Rational number to the power of irrational number = irrational number. True?

I suggested the following problem to my friend: prove that there exist irrational numbers $a$ and $b$ such that $a^b$ is rational. The problem seems to have been discussed in this question.

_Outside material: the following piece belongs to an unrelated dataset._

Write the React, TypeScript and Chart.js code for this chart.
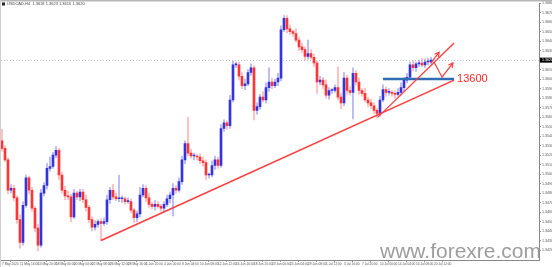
import React, { useEffect, useRef } from "react";
import { Chart, registerables } from "chart.js";

Chart.register(...registerables);

// ---------- data ----------
const symbol = "USDCAD,H4";
const firstOpen = 13535;
const closes = [
  13527, 13515, 13483, 13485, 13475, 13452, 13428, 13467, 13496, 13483,
  13464, 13443, 13425, 13480, 13488, 13506, 13508, 13520, 13525, 13499,
  13483, 13477, 13476, 13455, 13480, 13476, 13481, 13473, 13465, 13452,
  13444, 13447, 13450, 13448, 13450, 13473, 13483, 13476, 13474, 13474,
  13474, 13471, 13471, 13462, 13454, 13458, 13478, 13485, 13475, 13468,
  13466, 13468, 13466, 13464, 13468, 13474, 13478, 13485, 13483, 13492,
  13515, 13532, 13522, 13519, 13519, 13518, 13514, 13512, 13499, 13499,
  13509, 13515, 13509, 13548, 13554, 13551, 13578, 13615, 13615, 13603,
  13593, 13595, 13607, 13612, 13567, 13571, 13581, 13578, 13591, 13597,
  13593, 13597, 13601, 13652, 13664, 13653, 13650, 13648, 13641, 13634,
  13631, 13624, 13627, 13623, 13617, 13597, 13599, 13594, 13583, 13588,
  13588, 13591, 13581, 13575, 13601, 13588, 13586, 13606, 13597, 13588,
  13585, 13578, 13575, 13572, 13567, 13564, 13578, 13589, 13586, 13586,
  13585, 13584, 13586, 13591, 13599, 13602, 13615, 13612, 13616, 13617,
  13615, 13618, 13618, 13620,
];
const wickUp = [
  12, 3, 2, 4, 3, 2, 5, 4, 3, 2,
  3, 2, 4, 4, 3, 5, 10, 3, 4, 2,
  3, 4, 5, 3, 4, 2, 3, 3, 5, 2,
  3, 4, 2, 3, 4, 5, 3, 6, 4, 25,
  3, 2, 4, 3, 2, 3, 8, 4, 3, 5,
  2, 4, 3, 2, 3, 4, 3, 5, 3, 4,
  4, 3, 28, 4, 3, 2, 3, 4, 3, 2,
  5, 4, 3, 4, 3, 2, 5, 4, 3, 3,
  4, 5, 3, 4, 2, 4, 3, 6, 5, 15,
  4, 3, 5, 4, 3, 3, 4, 2, 5, 3,
  4, 3, 14, 4, 3, 2, 4, 3, 5, 3,
  2, 3, 22, 4, 6, 3, 4, 6, 3, 4,
  2, 5, 3, 4, 3, 2, 4, 5, 3, 4,
  2, 3, 4, 5, 3, 4, 3, 4, 2, 3,
  5, 3, 4, 3,
];
const wickDown = [
  3, 2, 4, 3, 3, 4, 6, 3, 2, 4,
  3, 4, 6, 2, 3, 4, 3, 2, 3, 5,
  3, 4, 3, 5, 2, 3, 4, 3, 4, 3,
  4, 3, 3, 18, 2, 3, 4, 3, 2, 3,
  4, 3, 2, 3, 5, 4, 3, 2, 4, 3,
  3, 4, 2, 3, 3, 2, 4, 22, 3, 2,
  3, 4, 3, 2, 4, 3, 3, 4, 5, 3,
  2, 4, 3, 2, 3, 4, 3, 2, 3, 4,
  3, 4, 2, 3, 10, 4, 3, 2, 3, 4,
  3, 2, 4, 3, 2, 4, 3, 3, 2, 4,
  3, 4, 3, 2, 4, 12, 3, 4, 3, 4,
  3, 2, 3, 6, 3, 4, 3, 28, 3, 4,
  3, 2, 4, 3, 3, 5, 3, 2, 4, 3,
  3, 4, 2, 3, 4, 3, 2, 3, 4, 3,
  2, 3, 3, 2,
];
const dateLabels = [
  "7 May 2020", "11 May 16:00", "13 May 20:00", "18 May 00:00", "20 May 04:00",
  "22 May 08:00", "26 May 12:00", "28 May 16:00", "1 Jun 20:00", "4 Jun 00:00",
  "8 Jun 04:00", "10 Jun 08:00", "12 Jun 12:00", "16 Jun 16:00", "18 Jun 20:00",
  "23 Jun 00:00", "25 Jun 04:00", "29 Jun 08:00", "1 Jul 12:00", "3 Jul 16:00",
  "7 Jul 20:00", "10 Jul 00:00", "14 Jul 04:00", "16 Jul 08:00", "20 Jul 12:00",
];
const labelEvery = 6;
const xMin = -0.33;
const xMax = 179;
const priceMin = 13409.5;
const priceMax = 13680;
const priceTicks = [
  13420, 13430, 13440, 13450, 13460, 13470, 13480, 13490, 13500, 13510,
  13520, 13530, 13540, 13550, 13560, 13570, 13580, 13590, 13600, 13610,
  13620, 13630, 13640, 13650, 13660, 13670, 13680,
];
const keyLevel = 13600;
const trendLong = [{ x: 33, y: 13430 }, { x: 150.7, y: 13599 }];
const trendShort = [{ x: 125.3, y: 13560 }, { x: 150.7, y: 13638 }];
const levelLine = [{ x: 127, y: keyLevel }, { x: 150.7, y: keyLevel }];
const arrowUp = [{ x: 143, y: 13617 }, { x: 145.7, y: 13628.4 }];
const arrowBounce = [{ x: 144, y: 13618 }, { x: 146.7, y: 13602 }, { x: 150.3, y: 13617 }];
const keyLevelTextAt = 151.7;
const watermark = "www.forexre.com";

// ---------- derived OHLC ----------
const opens = closes.map((c, i) => (i === 0 ? firstOpen : closes[i - 1]));
const highs = closes.map((c, i) => Math.max(c, opens[i]) + wickUp[i]);
const lows = closes.map((c, i) => Math.min(c, opens[i]) - wickDown[i]);
const isUp = closes.map((c, i) => c >= opens[i]);

const fmt = (v: number) => (v / 10000).toFixed(4);

const RED = "#ff3434";
const BLUE = "#3434de";
const RED_W = "rgba(255,90,90,0.45)";
const BLUE_W = "rgba(80,80,230,0.45)";
const LINE_RED = "#ff3b3b";
const LEVEL_BLUE = "#2e6cb4";
const FONT = "'Liberation Sans', Arial, sans-serif";

const extras = {
  id: "extras",
  beforeDatasetsDraw(chart: any) {
    const { ctx, chartArea, scales } = chart;
    const y = Math.round(scales.y.getPixelForValue(closes[closes.length - 1])) + 0.5;
    ctx.save();
    ctx.strokeStyle = "#c4c4c4";
    ctx.lineWidth = 1;
    ctx.setLineDash([1, 2]);
    ctx.beginPath();
    ctx.moveTo(chartArea.left, y);
    ctx.lineTo(chartArea.right, y);
    ctx.stroke();
    ctx.restore();
  },
  afterDatasetsDraw(chart: any) {
    const { ctx } = chart;
    const heads = ["arrowUp", "arrowBounce"];
    chart.data.datasets.forEach((ds: any, i: number) => {
      if (!heads.includes(ds.label)) return;
      const pts = chart.getDatasetMeta(i).data;
      const a = pts[pts.length - 2];
      const b = pts[pts.length - 1];
      const ang = Math.atan2(b.y - a.y, b.x - a.x);
      const L = 5;
      ctx.save();
      ctx.strokeStyle = LINE_RED;
      ctx.lineWidth = 1.2;
      ctx.beginPath();
      ctx.moveTo(b.x - L * Math.cos(ang - 0.5), b.y - L * Math.sin(ang - 0.5));
      ctx.lineTo(b.x, b.y);
      ctx.lineTo(b.x - L * Math.cos(ang + 0.5), b.y - L * Math.sin(ang + 0.5));
      ctx.stroke();
      ctx.restore();
    });
  },
  afterDraw(chart: any) {
    const { ctx, chartArea, scales, width, height } = chart;
    ctx.save();
    // frame
    ctx.fillStyle = "#b8b8b8";
    ctx.fillRect(0, 0, width, 1.5);
    ctx.fillStyle = "#d0d0d0";
    ctx.fillRect(0, 0, 1, height);
    // current price box
    const last = closes.length - 1;
    const cy = scales.y.getPixelForValue(closes[last]);
    ctx.fillStyle = "#000";
    ctx.fillRect(chartArea.right + 1, cy - 2.5, width - chartArea.right - 1, 5);
    ctx.fillStyle = "#fff";
    ctx.font = `3.6px ${FONT}`;
    ctx.textBaseline = "middle";
    ctx.textAlign = "left";
    ctx.fillText(fmt(closes[last]), chartArea.right + 3, cy);
    // key level text
    ctx.fillStyle = "#ff2a2a";
    ctx.font = `11px ${FONT}`;
    ctx.fillText(String(keyLevel), scales.x.getPixelForValue(keyLevelTextAt), scales.y.getPixelForValue(keyLevel));
    // header
    ctx.fillStyle = "#222";
    ctx.fillRect(2, 2.5, 3, 3);
    ctx.fillStyle = "#444";
    ctx.font = `4px ${FONT}`;
    ctx.fillText(
      `${symbol}  ${fmt(opens[last])} ${fmt(highs[last])} ${fmt(lows[last])} ${fmt(closes[last])}`,
      7, 4
    );
    // watermark
    ctx.fillStyle = "rgba(140,140,140,0.85)";
    ctx.font = `21px ${FONT}`;
    ctx.textAlign = "right";
    ctx.textBaseline = "alphabetic";
    ctx.fillText(watermark, 541, 258);
    ctx.restore();
  },
};

export default function App() {
  const ref = useRef<HTMLCanvasElement | null>(null);
  useEffect(() => {
    if (!ref.current) return;
    const idx = closes.map((_, i) => i);
    const lineDs = (label: string, data: any[], color: string, w: number) => ({
      type: "line" as const,
      label,
      data,
      borderColor: color,
      borderWidth: w,
      pointRadius: 0,
      tension: 0,
      fill: false,
      order: 0,
    });
    const chart = new Chart(ref.current, {
      type: "bar",
      data: {
        datasets: [
          {
            label: "wicks",
            data: idx.map((i) => ({ x: i, y: [lows[i], highs[i]] })) as any,
            backgroundColor: idx.map((i) => (isUp[i] ? BLUE_W : RED_W)),
            barThickness: 1,
            grouped: false,
            borderWidth: 0,
            order: 3,
          } as any,
          {
            label: "bodies",
            data: idx.map((i) => ({ x: i, y: [opens[i], closes[i]] })) as any,
            backgroundColor: idx.map((i) => (isUp[i] ? BLUE : RED)),
            barThickness: 2,
            minBarLength: 1,
            grouped: false,
            borderWidth: 0,
            order: 2,
          } as any,
          lineDs("trendLong", trendLong, LINE_RED, 1.5),
          lineDs("trendShort", trendShort, LINE_RED, 1.3),
          lineDs("level", levelLine, LEVEL_BLUE, 2.5),
          lineDs("arrowUp", arrowUp, LINE_RED, 1.2),
          lineDs("arrowBounce", arrowBounce, LINE_RED, 1.2),
        ] as any,
      },
      options: {
        responsive: false,
        animation: false,
        devicePixelRatio: 1,
        layout: { padding: { top: 3, left: 1, right: 0, bottom: 0 } },
        plugins: { legend: { display: false }, tooltip: { enabled: false } },
        events: [],
        scales: {
          x: {
            type: "linear",
            min: xMin,
            max: xMax,
            offset: false,
            afterBuildTicks: (s: any) => {
              s.ticks = dateLabels.map((_, i) => ({ value: i * labelEvery }));
            },
            afterFit: (s: any) => {
              s.height = 7;
            },
            ticks: {
              autoSkip: false,
              maxRotation: 0,
              minRotation: 0,
              align: "start",
              padding: 0,
              color: "#555",
              font: { size: 3.2, family: FONT },
              callback: (v: any) => dateLabels[Math.round(Number(v) / labelEvery)] ?? "",
            },
            grid: { drawOnChartArea: false, drawTicks: true, tickLength: 2, color: "#999" },
            border: { display: true, color: "#888" },
          },
          y: {
            type: "linear",
            position: "right",
            min: priceMin,
            max: priceMax,
            afterBuildTicks: (s: any) => {
              s.ticks = priceTicks.map((v) => ({ value: v }));
            },
            afterFit: (s: any) => {
              s.width = 13;
            },
            ticks: {
              autoSkip: false,
              padding: 1,
              color: "#555",
              font: { size: 3.6, family: FONT },
              callback: (v: any) => fmt(Number(v)),
            },
            grid: { drawOnChartArea: false, drawTicks: true, tickLength: 2, color: "#999" },
            border: { display: true, color: "#888" },
          },
        },
      } as any,
      plugins: [extras],
    });
    return () => chart.destroy();
  }, []);
  return (
    <canvas
      ref={ref}
      width={552}
      height={267}
      style={{ position: "fixed", left: 0, top: 0, width: 552, height: 267, background: "#fff" }}
    />
  );
}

Now, his inital solution was like this: let's take a rational number $r$ and an irrational number $i$. Let's assume

$$a = r^i$$ $$b = \frac{1}{i}$$

So we have

$$a^b = (r^i)^\frac{1}{i} = r$$

which is rational per initial supposition. $b$ is obviously irrational if $i$ is. My friend says that it is also obvious that if $r$ is rational and $i$ is irrational, then $r^i$ is irrational. I quickly objected saying that $r = 1$ is an easy counterexample. To which my friend said, OK, for any positive rational number $r$, other than 1 and for any irrational number $i$ $r^i$ is irrational. Is this true? If so, is it easily proved? If not, can someone come up with a counterexample?

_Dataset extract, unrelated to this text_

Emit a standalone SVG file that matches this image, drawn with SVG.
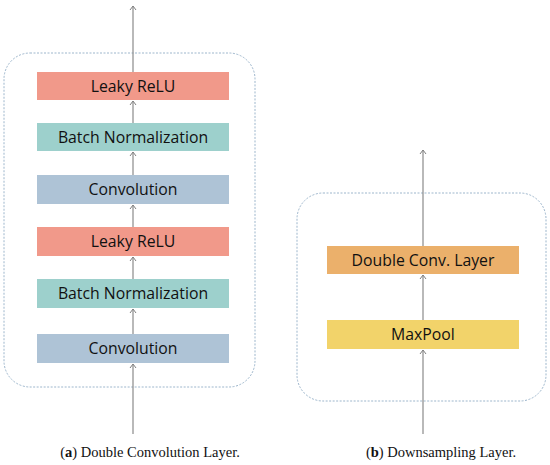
<svg xmlns="http://www.w3.org/2000/svg" width="550" height="465" viewBox="0 0 550 465">
<defs>
<marker id="ah" markerWidth="8" markerHeight="8" refX="7" refY="4" orient="auto" markerUnits="userSpaceOnUse" viewBox="0 0 8 8">
<path d="M3,1 L7,4 L3,7" fill="none" stroke="#7f7f7f" stroke-width="1"/>
</marker>
</defs>
<style>
.frame{fill:none;stroke:#9db6cc;stroke-width:1;stroke-dasharray:2 1.5}
.lbl{font-family:"Open Sans","Liberation Sans",sans-serif;font-size:15.8px;fill:#111;text-anchor:middle}
.cap{font-family:"Liberation Serif","Times New Roman",serif;font-size:14.5px;fill:#111;text-anchor:middle}
.relu{fill:#f1998a}
.bn{fill:#9dd0cc}
.conv{fill:#aec3d6}
.dcl{fill:#ebb06b}
.mp{fill:#f2d36a}
.conn line{stroke:#8a8a8a;stroke-width:1.2}
</style>
<rect class="frame" x="4" y="53" width="251" height="334" rx="26"/>
<rect class="frame" x="297" y="193" width="249" height="208" rx="26"/>
<g id="conn" class="conn">
<line x1="133" y1="72" x2="133" y2="6" marker-end="url(#ah)"/>
<line x1="133" y1="123" x2="133" y2="101" marker-end="url(#ah)"/>
<line x1="133" y1="175" x2="133" y2="152" marker-end="url(#ah)"/>
<line x1="133" y1="227" x2="133" y2="205" marker-end="url(#ah)"/>
<line x1="133" y1="279" x2="133" y2="257" marker-end="url(#ah)"/>
<line x1="133" y1="334" x2="133" y2="309" marker-end="url(#ah)"/>
<line x1="133" y1="434" x2="133" y2="364" marker-end="url(#ah)"/>
<line x1="423" y1="246" x2="423" y2="150" marker-end="url(#ah)"/>
<line x1="423" y1="320" x2="423" y2="275" marker-end="url(#ah)"/>
<line x1="423" y1="434" x2="423" y2="350" marker-end="url(#ah)"/>
</g>
<g id="relu2"><rect class="relu" x="37" y="72" width="192" height="28"/><text class="lbl" x="133" y="91.5">Leaky ReLU</text></g>
<g id="bn2"><rect class="bn" x="37" y="123" width="192" height="28"/><text class="lbl" x="133" y="142.5">Batch Normalization</text></g>
<g id="conv2"><rect class="conv" x="37" y="175" width="192" height="29"/><text class="lbl" x="133" y="195">Convolution</text></g>
<g id="relu1"><rect class="relu" x="37" y="227" width="192" height="29"/><text class="lbl" x="133" y="247">Leaky ReLU</text></g>
<g id="bn1"><rect class="bn" x="37" y="279" width="192" height="29"/><text class="lbl" x="133" y="299">Batch Normalization</text></g>
<g id="conv1"><rect class="conv" x="37" y="334" width="192" height="29"/><text class="lbl" x="133" y="354">Convolution</text></g>
<g id="dcl"><rect class="dcl" x="327" y="246" width="192" height="28"/><text class="lbl" x="423" y="265.5">Double Conv. Layer</text></g>
<g id="maxpool"><rect class="mp" x="327" y="320" width="192" height="29"/><text class="lbl" x="423" y="340">MaxPool</text></g>
<text class="cap" x="150" y="457">(<tspan font-weight="bold">a</tspan>) Double Convolution Layer.</text>
<text class="cap" x="441" y="457">(<tspan font-weight="bold">b</tspan>) Downsampling Layer.</text>
</svg>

Let's stick to real numbers only (i.e. let's forget about complex numbers for now).

Solution 1:

Consider $2^{\log_2 3}{}{}{}{}{}{}{}{}{}{}{}{}{}{}{}{}{}{}{}{}{}{}{}{}$

Solution 2:

A supplement to the answer by Chris above:

Let $r$ be a positive rational number and $i$ a positive irrational number. If $r^{i}$ is rational, then $r^i=\frac{a}{b}$ for $a,b\in \mathbb{Z}$ such that $b\neq 0$. In particular, $i=\log_{r}\left(\frac{a}{b}\right)$. Therefore, Chris Eagle's answer is, in fact, prototypical. (Note also, that if $r=1$, then we get a contradiction as you observed.)